Commodity derivatives markets:
- Commodity derivatives markets have been in existence for centuries, driven by the efforts of commodities producers, users and investors to manage their business and financial risks.
- Producers want to manage their exposure to changes in the prices they receive for their commodities.
- They are focused on achieving the fixed prices on contracts to sell their produce.
Farmer Producer Organisations (FPOs):
- Farmer producer organisations received legal status in 2002 when they were allowed to register as companies.
- FPO is one of the important initiatives taken by the Department of Agriculture and Cooperation of the Ministry of Agriculture to mainstream the idea of promoting and strengthening member-based institutions of farmers.
How does it work?
- As per the concept, farmers who are the producers of agricultural products can form groups and register themselves under the Indian Companies Act.
- These can be created both at State, cluster, and village levels. It is aimed at engaging the farmer companies to procure agricultural products and sell them.
- Supply of inputs such as seed, fertilizer and machinery, market linkages, training & networking and financial and technical advice are also among the major activities of FPO.
- They contribute capital, manage the company, appoint staff and share the profits.
- They receive assistance from NGOs in the initial years (in some cases for a longer time).
- They train the member farmers on managing the company and also help them reach out to corporate groups/ futures market and sell their produce directly.
- By coming together as a company, farmers benefit from lower transaction costs as they aggregate their produce.
- Some of these companies have taken to the futures market to help their members get better prices.

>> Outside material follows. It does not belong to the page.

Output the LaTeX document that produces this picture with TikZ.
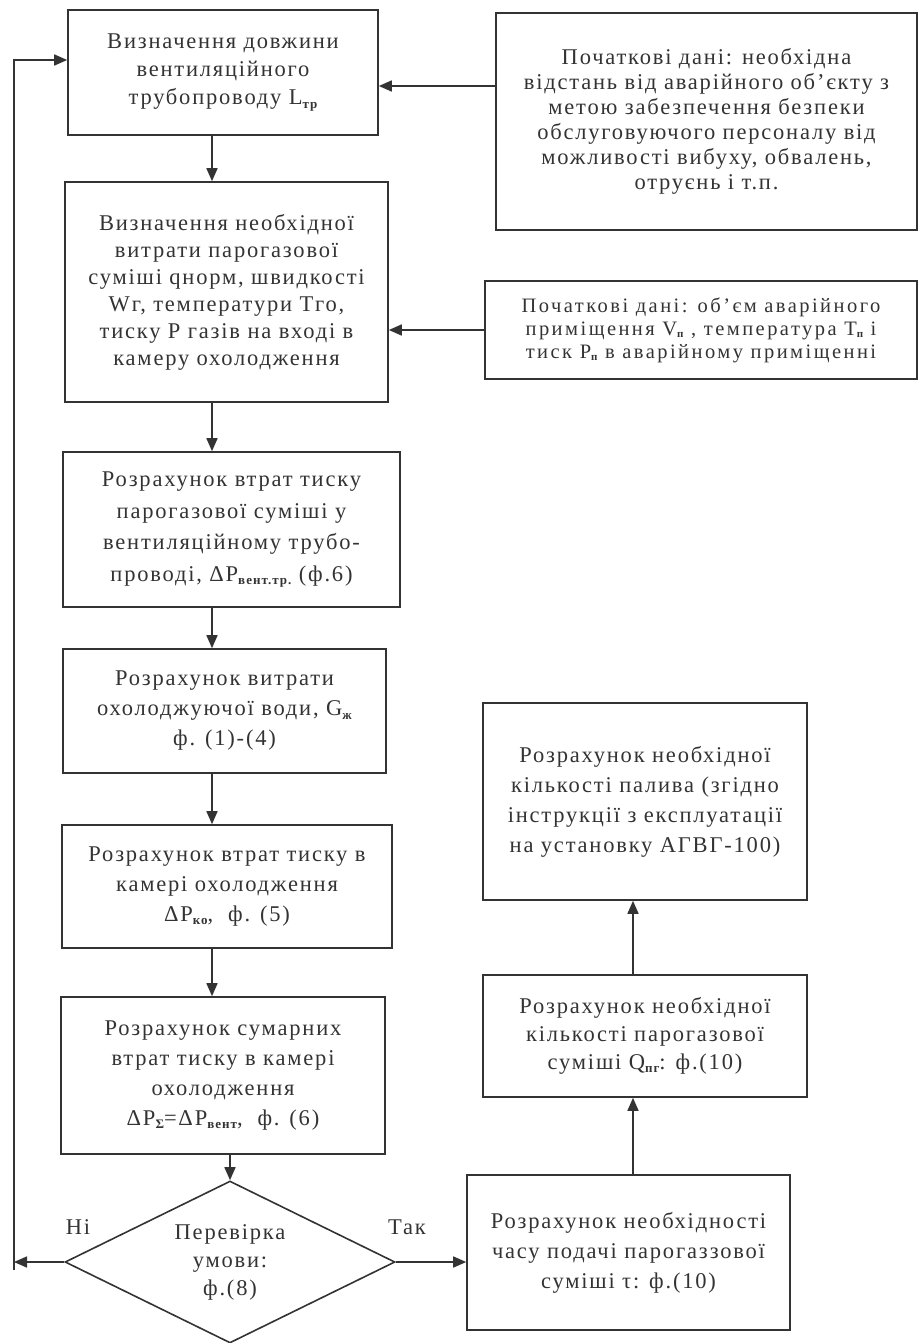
\documentclass[tikz,border=0pt]{standalone}
\usepackage{fontspec}
\setmainfont[LetterSpace=8]{Liberation Serif}
\usetikzlibrary{arrows.meta,shapes.geometric}
\newcommand\lsub[1]{\raisebox{-0.3ex}{\fontsize{13}{13}\selectfont\bfseries #1}}
\newcommand\ssub[1]{\raisebox{-0.2ex}{\fontsize{11}{11}\selectfont\bfseries #1}}
\definecolor{ink}{gray}{0.2}
\begin{document}
\begin{tikzpicture}[x=1pt,y=-1pt,
  font=\fontsize{22.5}{30}\selectfont, color=ink,
  lsk/.style={font=\fontsize{22.5}{#1}\selectfont},
  box/.style={draw=ink, line width=1.6pt, inner sep=0pt, align=center, text=ink},
  arr/.style={draw=ink, line width=1.6pt, -{Triangle[length=13pt,width=11pt]}}]
\useasboundingbox (0,0) rectangle (919,1343);

\node[box, lsk=28, minimum width=310pt, minimum height=125pt] (b1) at (223,72.5)
  {Визначення довжини\\вентиляційного\\трубопроводу L\lsub{тр}};
\node[box, lsk=25, minimum width=421pt, minimum height=217pt] (d1) at (706.5,121.5)
  {Початкові дані: необхідна\\відстань від аварійного об’єкту з\\метою забезпечення безпеки\\обслуговуючого персоналу від\\можливості вибуху, обвалень,\\отруєнь і т.п.};
\node[box, lsk=27, minimum width=323pt, minimum height=220pt] (b2) at (226.5,292)
  {Визначення необхідної\\витрати парогазової\\суміші qнорм, швидкості\\Wг, температури Тго,\\тиску Р газів на вході в\\камеру охолодження};
\node[box, font={\fontsize{20.5}{23}\selectfont\addfontfeature{LetterSpace=12}}, minimum width=432pt, minimum height=98pt] (d2) at (701,330)
  {Початкові дані: об’єм аварійного\\приміщення V\ssub{п} , температура T\ssub{п} і\\тиск P\ssub{п} в аварійному приміщенні};
\node[box, lsk=31.5, minimum width=337pt, minimum height=155pt] (b3) at (231.5,529.5)
  {Розрахунок втрат тиску\\парогазової суміші у\\вентиляційному трубо-\\проводі, ΔP\lsub{вент.тр.} (ф.6)};
\node[box, minimum width=323pt, minimum height=124pt] (b4) at (224.5,711)
  {Розрахунок витрати\\охолоджуючої води, G\lsub{ж}\\ф. (1)-(4)};
\node[box, minimum width=330pt, minimum height=123pt] (b5) at (227,886.5)
  {Розрахунок втрат тиску в\\камері охолодження\\ΔP\lsub{ко}, \ ф. (5)};
\node[box, minimum width=324pt, minimum height=157pt] (b6) at (223,1075.5)
  {Розрахунок сумарних\\втрат тиску в камері\\охолодження\\ΔP\lsub{Σ}=ΔP\lsub{вент}, \ ф. (6)};
\node[box, lsk=28, diamond, aspect=2, minimum width=330pt, minimum height=162pt] (dia) at (230,1262)
  {Перевірка\\умови:\\ф.(8)};
\node[box, minimum width=323pt, minimum height=155pt] (b7) at (628.5,1252.5)
  {Розрахунок необхідності\\часу подачі парогаззової\\суміші τ: ф.(10)};
\node[box, lsk=28, minimum width=324pt, minimum height=122pt] (b8) at (645,1036)
  {Розрахунок необхідної\\кількості парогазової\\суміші Q\lsub{пг}: ф.(10)};
\node[box, minimum width=324pt, minimum height=197pt] (b9) at (645,801.5)
  {Розрахунок необхідної\\кількості палива (згідно\\інструкції з експлуатації\\на установку АГВГ-100)};

\node (ni) at (78,1227) {Ні};
\node (tak) at (407,1227) {Так};

\coordinate (ax) at (212,0);
\coordinate (ux) at (633,0);
\coordinate (a1) at ([yshift=-13.5pt]b1.east);
\coordinate (a3) at ([yshift=12.5pt]b1.west);
\coordinate (L) at (14,1262);

\draw[arr] (d1.west |- a1) -- (a1);
\draw[arr] (d2.west) -- (d2.west -| b2.east);
\draw[arr] (ax |- b1.south) -- (ax |- b2.north);
\draw[arr] (ax |- b2.south) -- (ax |- b3.north);
\draw[arr] (ax |- b3.south) -- (ax |- b4.north);
\draw[arr] (ax |- b4.south) -- (ax |- b5.north);
\draw[arr] (ax |- b5.south) -- (ax |- b6.north);
\draw[arr] (dia.north |- b6.south) -- (dia.north);
\draw[arr] (dia.west) -- (L);
\draw[arr] ([yshift=-8pt]L) -- (L |- a3) -- (a3);
\draw[arr] (dia.east) -- (dia.east -| b7.west);
\draw[arr] (ux |- b7.north) -- (ux |- b8.south);
\draw[arr] (ux |- b8.north) -- (ux |- b9.south);
\end{tikzpicture}
\end{document}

- Eight farmer producer companies, covering 18,000-plus farmers, trade on the NCDEX, the agriculture commodity derivatives exchange.
- JEEVIKA, a World Bank-supported program for poverty alleviation in rural Bihar, started its pilot project in Purnia district in Bihar in 2015 for maize farmers.
- As most of the farmers in this district were small with an average land holding of less than 1.4 acres, they had limited access to mandis.
- The manual grading process followed by the agents saw farmers lose out as price was fixed by the look and feel of the crop.
- Aranyak Agri Producer Company, a federation of producer companies in Bihar, supported by JEEViKA and a non-profit organisation, sells its produce in the futures platform on NCDEX.
- After aggregation of the produce of the members, the company stores it in the exchange-accredited warehouse and sells it either directly to institutional buyers or to traders through the futures platform.
- The company procured about 1,014 tonnes of maize in 2015-16 from about 300 members of the total 1,000 plus members under it.
- A good portion of this was sold through the futures market. Farmers were able to realise 1,060/quintal, compared to Rs. 951 if they followed their usual ways.
- The company uses the profits to source good quality seeds and fertilisers for farmers and give it to them at a lower than the market
Need for working capital:
- Small Farmers’ Agri-Business Consortium (SFAC) or NABARD provide them financial assistance to FPOs.
- But larger the producer group, higher the working capital requirement and these companies are at critical fund situation at most times.
- When they sell their produce through the futures market, they incur a large expense. First, to adhere to the contract specifications, they have to do examine and grade the produce, for which they need to invest in some basic machinery.
- And they need to put the produce in the warehouse and bear the rent for it.
- They have to pay the margin money which may be about 10 per cent of the contract value when the produce has to be sold on the exchange’s platform.
- Also, while these producer companies receive money two or three months later but they have to pay the farmers immediately.